Ogólnoświatowa pandemia wirusa COVID-19 powoduje, że start żużlowego sezonu został wstrzymany i tak naprawdę ciężko powiedzieć, kiedy zainaugurują tegoroczne rozgrywki. Teoretycznie wszelkie rozgrywki żużlowe w Polsce są wstrzymane do końca kwietnia i w maju liga mogłaby już wystartować. Jednak w takie rozwiązanie wątpi Tomasz Suskiewicz, menadżer Emila Sajfutdinowa.

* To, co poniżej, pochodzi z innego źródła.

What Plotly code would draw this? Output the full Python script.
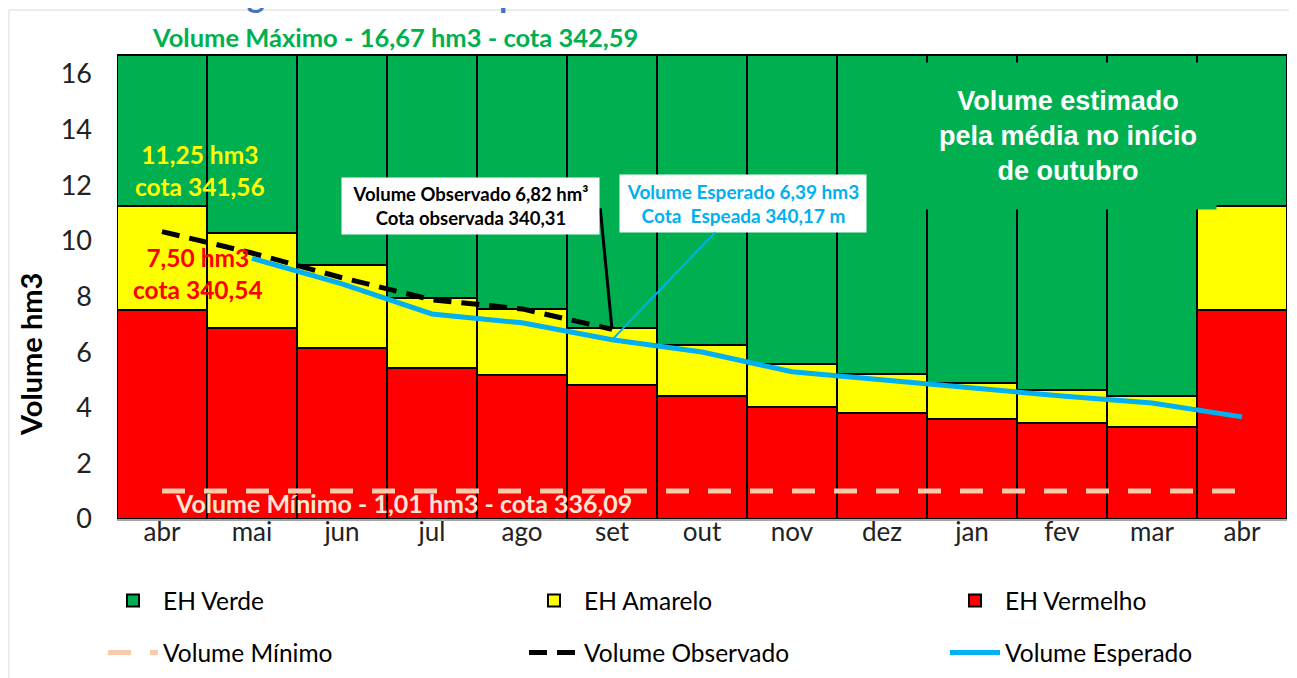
import plotly.graph_objects as go

# ---- data ----
months = ["abr", "mai", "jun", "jul", "ago", "set", "out", "nov", "dez", "jan", "fev", "mar", "abr"]
vol_max = 16.67
vol_min = 1.01
red_top = [7.50, 6.87, 6.15, 5.43, 5.18, 4.82, 4.42, 4.03, 3.81, 3.60, 3.45, 3.31, 7.50]
yellow_top = [11.25, 10.29, 9.14, 7.95, 7.55, 6.87, 6.26, 5.58, 5.22, 4.89, 4.64, 4.42, 11.25]
observado = [10.33, 9.56, 8.67, 7.88, 7.55, 6.82]
esperado = [9.37, 8.45, 7.37, 7.05, 6.44, 6.00, 5.29, 5.00, 4.68, 4.42, 4.17, 3.67]

idx = list(range(len(months)))
red_vals = red_top
yellow_vals = [y - r for y, r in zip(yellow_top, red_top)]
green_vals = [vol_max - y for y in yellow_top]

FONT = "Lato"
fig = go.Figure()
bar_line = dict(color="black", width=2)
fig.add_trace(go.Bar(x=idx, y=red_vals, name="EH Vermelho", marker=dict(color="#FF0000", line=bar_line),
                     width=1, legendrank=3))
fig.add_trace(go.Bar(x=idx, y=yellow_vals, name="EH Amarelo", marker=dict(color="#FFFF00", line=bar_line),
                     width=1, legendrank=2))
fig.add_trace(go.Bar(x=idx, y=green_vals, name="EH Verde", marker=dict(color="#00B050", line=bar_line),
                     width=1, legendrank=1))
fig.add_trace(go.Scatter(x=idx, y=[vol_min] * len(idx), mode="lines", name="Volume Mínimo", legend="legend2",
                         line=dict(color="#F8CBAD", width=5, dash="23px,19px"), legendrank=4))
fig.add_trace(go.Scatter(x=idx[:len(observado)], y=observado, mode="lines", name="Volume Observado",
                         legend="legend2",
                         line=dict(color="black", width=5, dash="18px,10px"), legendrank=5))
fig.add_trace(go.Scatter(x=idx[1:], y=esperado, mode="lines", name="Volume Esperado", legend="legend2",
                         line=dict(color="#00B0F0", width=5), legendrank=6))

# pixel helpers (page coords of the reference) -> plot coords
PX0, PY0, PW, PH = 117, 519, 1170, 473
def px(xp):
    return (xp - PX0) / PW
def py(yp):
    return (PY0 - yp) / PH
def dx(xp):
    return (xp - 162) / 90
def dy(yp):
    return (PY0 - yp) / 27.81

ann = []
ann.append(dict(text="<b>Volume Máximo - 16,67 hm3 - cota 342,59</b>", xref="paper", yref="paper",
                x=px(395), y=py(37), xanchor="center", yanchor="middle", showarrow=False,
                font=dict(family=FONT, size=25.5, color="#00B050")))
ann.append(dict(text="<b>11,25 hm3<br>cota 341,56</b>", xref="x", yref="y", x=dx(200), y=dy(171),
                showarrow=False, font=dict(family=FONT, size=24.5, color="#FFFF00")))
ann.append(dict(text="<b>7,50 hm3<br>cota 340,54</b>", xref="x", yref="y", x=dx(198), y=dy(274),
                showarrow=False, font=dict(family=FONT, size=24.5, color="#FF0000")))
ann.append(dict(text="<b>Volume Mínimo - 1,01 hm3 - cota 336,09</b>", xref="x", yref="y",
                x=dx(403), y=dy(503), showarrow=False, font=dict(family=FONT, size=25, color="#FBE5D6")))
# leader line of the "observado" callout
ann.append(dict(text=" ", xref="x", yref="y", x=5, y=observado[5], axref="x", ayref="y",
                ax=dx(600), ay=dy(206), showarrow=True, arrowhead=0, arrowwidth=3, arrowcolor="black",
                font=dict(size=2)))
ann.append(dict(text="<b>Volume Observado 6,82 hm³<br>Cota observada 340,31</b>", xref="x", yref="y",
                x=dx(470), y=dy(206), showarrow=False,
                width=247, height=46, bgcolor="white", borderpad=5,
                font=dict(family=FONT, size=18.5, color="black")))
ann.append(dict(text="<b>Volume Esperado 6,39 hm3<br>Cota  Espeada 340,17 m</b>", xref="x", yref="y",
                x=5, y=esperado[4], axref="x", ayref="y", ax=dx(743), ay=dy(203.5),
                showarrow=True, arrowhead=0, arrowwidth=2, arrowcolor="#00B0F0",
                width=236, height=47, bgcolor="white", borderpad=5,
                font=dict(family=FONT, size=19, color="#00B0F0")))
ann.append(dict(text="<b>Volume estimado<br>pela média no início<br>de outubro</b>", xref="x", yref="y",
                x=dx(1068), y=dy(136), showarrow=False, width=296, height=146,
                bgcolor="#00B050", borderpad=0, font=dict(family="Liberation Sans", size=27, color="white")))
ann.append(dict(text="<b>Volume hm3</b>", xref="paper", yref="paper", x=px(30), y=py(355),
                xanchor="center", yanchor="middle", textangle=-90, showarrow=False,
                font=dict(family=FONT, size=29, color="black")))
ann.append(dict(text="<b>Estado Hidrológico x Volume Esperado x Volume Observado</b>", xref="paper",
                yref="paper", x=px(20), xanchor="left", y=py(16), yanchor="bottom",
                showarrow=False, font=dict(family=FONT, size=34, color="#4472C4")))

fig.update_layout(
    width=1289, height=670,
    margin=dict(l=109, r=10, t=38, b=159, autoexpand=False),
    paper_bgcolor="white", plot_bgcolor="white",
    barmode="stack", bargap=0,
    showlegend=True,
    legend=dict(orientation="h", x=px(103), xanchor="left", y=py(578), yanchor="top",
                entrywidth=356, font=dict(family=FONT, size=24.5, color="black"),
                traceorder="normal", itemwidth=50),
    legend2=dict(orientation="h", x=px(103), xanchor="left", y=py(630), yanchor="top",
                 entrywidth=356, font=dict(family=FONT, size=24.5, color="black"),
                 traceorder="normal", itemwidth=50),
    annotations=ann,
    font=dict(family=FONT, size=20, color="black"),
    shapes=[dict(type="rect", xref="paper", yref="paper", x0=px(9), x1=1.02,
                 y0=-0.4, y1=py(10), line=dict(color="#D9D9D9", width=1), layer="below")],
)
fig.update_xaxes(range=[-0.5, 12.5], tickvals=idx, ticktext=months, showgrid=False, zeroline=False,
                 showline=True, linecolor="#A6A6A6", linewidth=2, ticks="", ticklabelstandoff=-11,
                 automargin=False, tickfont=dict(family=FONT, size=26, color="#222"))
fig.update_yaxes(range=[0, 17], tickvals=[0, 2, 4, 6, 8, 10, 12, 14, 16], showgrid=False, zeroline=False,
                 showline=False, ticks="", ticklabelstandoff=24, automargin=False,
                 tickfont=dict(family=FONT, size=27, color="#222"))

fig.write_html("out.html")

- Moim zdaniem o maju możemy zapomnieć, do tego czasu nie ruszymy. Przypomnę, że do 11 kwietnia jest ogłoszony stan epidemii koronawirusa. Potrzebujemy około dwóch-trzech tygodni na przygotowania do pierwszego meczu, na kilka sparingów. A to oznacza, że teoretycznie zaraz po świętach ponownie powinniśmy zacząć treningi, a nie mamy pewności, czy rząd pozwoli od razu na zgromadzenia zaraz po epidemii - mówił Suskiewicz na łamach portalu "www.metropoliabydgoska.pl".
- Ja bym się nastawił na start ligi w czerwcu. Do tego czasu starałbym się przygotowywać kluby i zawodników przez organy zarządzające, ale oczywiście jednocześnie przygotowujące rozwiązania na start ligi w lipcu lub sierpniu. Jeśli nie ruszymy w sierpniu najpóźniej, to nie będzie sezonu w ogóle - dodał menadżer Emila Sajfutdinowa.
ZOBACZ WIDEO PGE Ekstraliga 2020: Wielcy Speedwaya - Hans Nielsen
Tomasz Suskiewicz w "Studio Metropolia" analizował również, że tego typu zamieszanie może w znaczącym stopniu wpłynąć na polski speedway. Przede wszystkim kluby pomimo wprowadzanej dywersyfikacji przychodów mogą popaść w problemy finansowe. Jeżeli tak by się stało, to niezbędna będzie pomoc PZM, ponieważ bez tego możemy spotkać się z falą bankructw poszczególnych drużyn, a wielu zawodników będzie musiało zawiesić swoje kariery.
Znany menadżer podkreśla również, że negatywnie na wszystkich wpływa brak jakichkolwiek konkretnych informacji i w tym przypadku akurat moglibyśmy brać przykład ze Skandynawii.
- Bardzo mi się podoba podejście strony szwedzkiej do tematu - wszyscy już znają warunki ponownego startu ligi. U nas w Polsce czekamy, na SGP czekamy. Jak na razie Emil nie podpisał kontraktu w Szwecji, więc za dużo to nie ma co planować. Mam nadzieję, że już niedługo dowiemy się, jakie są decyzje w lidze polskiej oraz Grand Prix i wtedy zaczniemy reagować. Na dzień dzisiejszy wiem tylko o odwołaniu SGP w Warszawie i że nie ma ligi w kwietniu, a co dalej w tym momencie, nie wiadomo - podsumował Suskiewicz.